Governor Brown's community college plan isn't sitting well with some

FRESNO, Calif.

Now that Proposition 30 has passed, the Governor is placing a renewed focus on the state's struggling school system -- and that could mean big changes are in store for the 112 community college system.

Brown's recommendations are reportedly aimed at keeping community colleges affordable, classes accessible and moving students faster through the system towards graduation or transfer to a four-year university, but some of his suggestions aren't sitting well with students.

"We all have different learning abilities. Some are quicker, some are slower, but that doesn't make any one of us better than the other," said Fresno City College student Michael Urtigliano.

Fresno City college President Tony Cantu said the completion of courses is the driving force behind the Governor's plan.

"We need to make sure students come in, get the services they need and then move on," he said.

Cantu agreed the proposals are among the most significant policy changes to community colleges in recent years. Changes, he said, that could reshape campus operations.

"I think there's some components to it that the system has been talking about for a long time anyway," he said. "So I think it gives the community colleges some leverage to see some of those things come true."

Cantu said the plan is intended to build upon changes proposed last year by a statewide task force to improve the colleges. Some of the ideas include priority registration for certain groups such as veterans and foster youth, as well as preventing students from repeating courses merely to improve their grades.

"I don't think that's fair, because if you want to transfer to a university sometimes you need to pick up your GPA to meet the University requirements and if you're not allowed to repeat the class, how are you supposed to replace the grade?" said student Vanna Nauk.

Cantu said Brown's plan goes further than the task force by including provisions to move students faster through the system. Starting next fall, Brown suggests putting a cap on classes at 90 units, requiring students who go beyond that to pay the full cost of instruction or $190 dollars per unit. That's compared to the $46 they're paying now.

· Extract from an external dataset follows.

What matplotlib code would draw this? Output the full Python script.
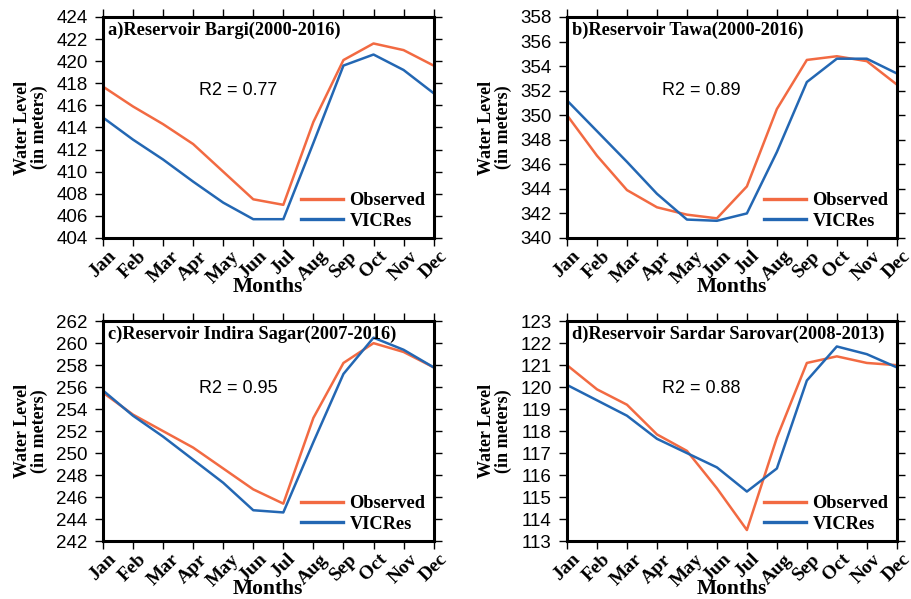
import matplotlib
matplotlib.use("Agg")
import matplotlib.pyplot as plt

months = ["Jan", "Feb", "Mar", "Apr", "May", "Jun",
          "Jul", "Aug", "Sep", "Oct", "Nov", "Dec"]

# 저수지별 월평균 수위 (관측 vs VICRes)
bargi_obs = [417.7, 415.9, 414.3, 412.5, 410.0, 407.5, 407.0, 414.5, 420.1, 421.6, 421.0, 419.6]
bargi_sim = [414.9, 412.9, 411.1, 409.1, 407.2, 405.7, 405.7, 412.6, 419.6, 420.6, 419.2, 417.1]

tawa_obs = [350.0, 346.7, 343.9, 342.5, 341.9, 341.6, 344.2, 350.5, 354.5, 354.8, 354.4, 352.5]
tawa_sim = [351.2, 348.7, 346.2, 343.6, 341.5, 341.4, 342.0, 347.0, 352.7, 354.6, 354.6, 353.4]

indira_obs = [255.5, 253.5, 252.0, 250.5, 248.6, 246.7, 245.4, 253.2, 258.2, 260.0, 259.2, 257.8]
indira_sim = [255.7, 253.4, 251.5, 249.4, 247.3, 244.8, 244.6, 251.0, 257.2, 260.5, 259.4, 257.8]

sardar_obs = [121.0, 119.9, 119.2, 117.85, 117.1, 115.4, 113.5, 117.7, 121.1, 121.4, 121.1, 121.0]
sardar_sim = [120.1, 119.4, 118.7, 117.65, 117.0, 116.35, 115.25, 116.3, 120.3, 121.85, 121.5, 120.9]

titles = ["a)Reservoir Bargi(2000-2016)", "b)Reservoir Tawa(2000-2016)",
          "c)Reservoir Indira Sagar(2007-2016)", "d)Reservoir Sardar Sarovar(2008-2013)"]
r2_values = [0.77, 0.89, 0.95, 0.88]
y_ranges = [(404, 424, 2), (340, 358, 2), (242, 262, 2), (113, 123, 1)]

obs_color = "#f26a42"
sim_color = "#2367b3"
serif = "Liberation Serif"
sans = "Liberation Sans"

fig = plt.figure(figsize=(9.11, 5.99), dpi=100)
positions = [
    [0.113, 0.6027, 0.363, 0.369],
    [0.6224, 0.6027, 0.362, 0.369],
    [0.113, 0.0968, 0.363, 0.367],
    [0.6224, 0.0968, 0.362, 0.367],
]
r2_pos = [(0.29, 0.665), (0.288, 0.665), (0.29, 0.695), (0.288, 0.695)]
data = [(bargi_obs, bargi_sim), (tawa_obs, tawa_sim),
        (indira_obs, indira_sim), (sardar_obs, sardar_sim)]

x = list(range(len(months)))
for i, (obs, sim) in enumerate(data):
    ax = fig.add_axes(positions[i])
    ax.plot(x, obs, color=obs_color, lw=1.8, label="Observed")
    ax.plot(x, sim, color=sim_color, lw=1.8, label="VICRes")

    lo, hi, step = y_ranges[i]
    ax.set_xlim(0, 11)
    ax.set_ylim(lo, hi)
    ax.set_yticks(range(lo, hi + 1, step))
    ax.set_xticks(x)
    ax.set_xticklabels(months, rotation=45, ha="center", va="top",
                       fontfamily=serif, fontweight="bold", fontsize=14)
    for lab in ax.get_yticklabels():
        lab.set_fontfamily(sans)
        lab.set_fontsize(13.5)
    ax.tick_params(axis="y", direction="out", length=6, width=1, right=True,
                   pad=5)
    ax.tick_params(axis="x", direction="out", length=6, width=1, top=True,
                   pad=1)
    for s in ax.spines.values():
        s.set_linewidth(2.2)

    ax.set_xlabel("Months", fontfamily=serif, fontweight="bold", fontsize=15.5,
                  va="center")
    ax.xaxis.set_label_coords(0.5, -0.22)
    ax.set_ylabel("Water Level\n(in meters)", fontfamily=serif,
                  fontweight="bold", fontsize=13, linespacing=0.95, labelpad=6)

    ax.text(0.015, 0.978, titles[i], transform=ax.transAxes, ha="left",
            va="top", fontfamily=serif, fontweight="bold", fontsize=13.2)
    ax.text(r2_pos[i][0], r2_pos[i][1], f"R2 = {r2_values[i]:.2f}",
            transform=ax.transAxes, ha="left", va="center",
            fontfamily=sans, fontsize=13)

    leg = ax.legend(loc="lower right", frameon=False, handlelength=2.3,
                    labelspacing=0.2, borderaxespad=0.05, handletextpad=0.35,
                    prop={"family": serif, "weight": "bold", "size": 13.2})
    for ln in leg.get_lines():
        ln.set_linewidth(2.4)

fig.savefig("out.png", dpi=100)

Students we talked with said they're concerned the cap will be devastating to students with a double major, who may be returning to college to increase their skills for a new job or want to explore their interests before deciding which field of study to pursue a degree in.

"For some students it may take them a little longer to figure out what they want to do, for instance, myself, it's taken me a lot longer to figure out what I want to do and I'm passed the 90," said Urtigliano.

Urtigliano said he finally decided to become a paralegal and is now on track to graduate.

While that didn't sit well with students, one of the most controversial components of the plan is to change the funding formula for community colleges to pay schools for students who complete courses. Right now, funding is based on the number of students enrolled in the third or fourth week of a term. If the plan is approved by state legislators, it would be phased in over several years and the savings would be reinvested in support services.